** start **

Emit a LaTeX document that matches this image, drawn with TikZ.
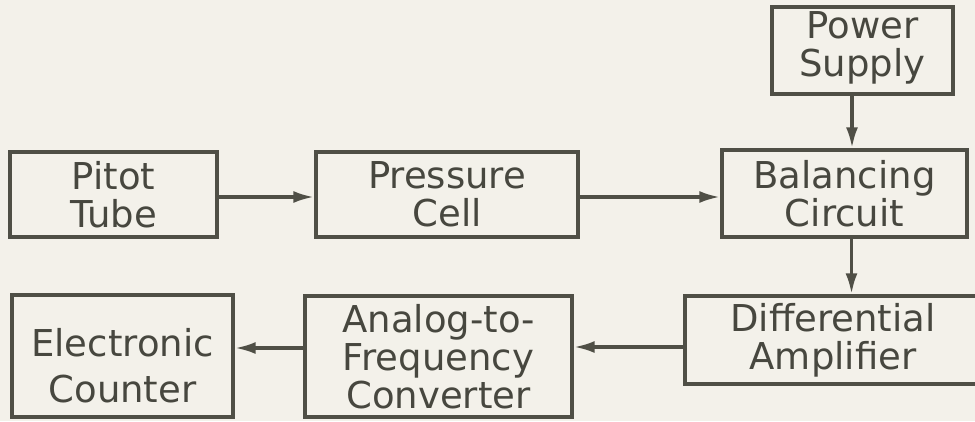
\documentclass[tikz,border=0pt]{standalone}
\usepackage{fontspec}
\setmainfont{DejaVu Sans}
\usetikzlibrary{arrows.meta}
\definecolor{paper}{HTML}{F3F1EA}
\definecolor{ink}{HTML}{4F4F46}
\definecolor{txt}{HTML}{47473F}
\tikzset{
  blk/.style={draw=ink, line width=3.4pt, inner sep=0pt, align=center,
    text=txt, font=\fontsize{37}{38}\selectfont},
  lbl/.style={inner sep=0pt, align=center, text=txt},
  arr/.style={draw=ink, line width=3.4pt, -{Latex[length=21pt,width=12pt]}}
}
\begin{document}
\begin{tikzpicture}[x=1pt,y=-1pt]
\fill[paper] (0,0) rectangle (975,421);
\clip (0,0) rectangle (975,421);
\node[blk, minimum width=207pt, minimum height=85pt] (pitot) at (113.5,194.5) {Pitot\\Tube};
\node[blk, minimum width=262pt, minimum height=85pt] (press) at (447,194.5) {Pressure\\Cell};
\node[blk, minimum width=245pt, minimum height=87pt] (bal) at (844.5,193.5) {Balancing\\Circuit};
\node[blk, minimum width=181pt, minimum height=87pt,
  label={[lbl, yshift=3pt, font=\fontsize{37}{38}\selectfont]center:Power\\Supply}] (power) at (862.5,50.5) {};
\node[blk, minimum width=296pt, minimum height=88pt] (diff) at (833,340) {Differential\\Amplifier};
\node[blk, minimum width=267pt, minimum height=121pt, font=\fontsize{37}{38}\selectfont] (afc) at (438.5,356.5) {Analog-to-\\Frequency\\Converter};
\node[blk, minimum width=221pt, minimum height=122pt,
  label={[lbl, yshift=-10pt, font=\fontsize{37}{46}\selectfont]center:Electronic\\Counter}] (count) at (122.5,356) {};
\draw[arr] ([yshift=-2.5pt]pitot.east) -- ([yshift=-2.5pt]pitot.east -| press.west);
\draw[arr] ([yshift=-2.5pt]press.east) -- ([yshift=-2.5pt]press.east -| bal.west);
\draw[arr] ([xshift=-10.5pt]power.south) -- ([xshift=-10.5pt]power.south |- bal.north);
\draw[arr] ([xshift=7pt]bal.south) -- ([xshift=7pt]bal.south |- diff.north);
\draw[arr] ([yshift=-7pt]diff.west) -- ([yshift=-7pt]diff.west -| afc.east);
\draw[arr] ([yshift=8.5pt]afc.west) -- ([yshift=8.5pt]afc.west -| count.east);
\end{tikzpicture}
\end{document}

** end **

Repeat the data exactly, excluding the pictures.

Emit a LaTeX document that matches this image, drawn with TikZ.
\documentclass[tikz,border=0pt]{standalone}
\usepackage{fontspec}
\setmainfont{DejaVu Sans}
\usetikzlibrary{arrows.meta}
\definecolor{paper}{HTML}{F3F1EA}
\definecolor{ink}{HTML}{4F4F46}
\definecolor{txt}{HTML}{47473F}
\tikzset{
  blk/.style={draw=ink, line width=3.4pt, inner sep=0pt, align=center,
    text=txt, font=\fontsize{37}{38}\selectfont},
  lbl/.style={inner sep=0pt, align=center, text=txt},
  arr/.style={draw=ink, line width=3.4pt, -{Latex[length=21pt,width=12pt]}}
}
\begin{document}
\begin{tikzpicture}[x=1pt,y=-1pt]
\fill[paper] (0,0) rectangle (975,421);
\clip (0,0) rectangle (975,421);
\node[blk, minimum width=207pt, minimum height=85pt] (pitot) at (113.5,194.5) {Pitot\\Tube};
\node[blk, minimum width=262pt, minimum height=85pt] (press) at (447,194.5) {Pressure\\Cell};
\node[blk, minimum width=245pt, minimum height=87pt] (bal) at (844.5,193.5) {Balancing\\Circuit};
\node[blk, minimum width=181pt, minimum height=87pt,
  label={[lbl, yshift=3pt, font=\fontsize{37}{38}\selectfont]center:Power\\Supply}] (power) at (862.5,50.5) {};
\node[blk, minimum width=296pt, minimum height=88pt] (diff) at (833,340) {Differential\\Amplifier};
\node[blk, minimum width=267pt, minimum height=121pt, font=\fontsize{37}{38}\selectfont] (afc) at (438.5,356.5) {Analog-to-\\Frequency\\Converter};
\node[blk, minimum width=221pt, minimum height=122pt,
  label={[lbl, yshift=-10pt, font=\fontsize{37}{46}\selectfont]center:Electronic\\Counter}] (count) at (122.5,356) {};
\draw[arr] ([yshift=-2.5pt]pitot.east) -- ([yshift=-2.5pt]pitot.east -| press.west);
\draw[arr] ([yshift=-2.5pt]press.east) -- ([yshift=-2.5pt]press.east -| bal.west);
\draw[arr] ([xshift=-10.5pt]power.south) -- ([xshift=-10.5pt]power.south |- bal.north);
\draw[arr] ([xshift=7pt]bal.south) -- ([xshift=7pt]bal.south |- diff.north);
\draw[arr] ([yshift=-7pt]diff.west) -- ([yshift=-7pt]diff.west -| afc.east);
\draw[arr] ([yshift=8.5pt]afc.west) -- ([yshift=8.5pt]afc.west -| count.east);
\end{tikzpicture}
\end{document}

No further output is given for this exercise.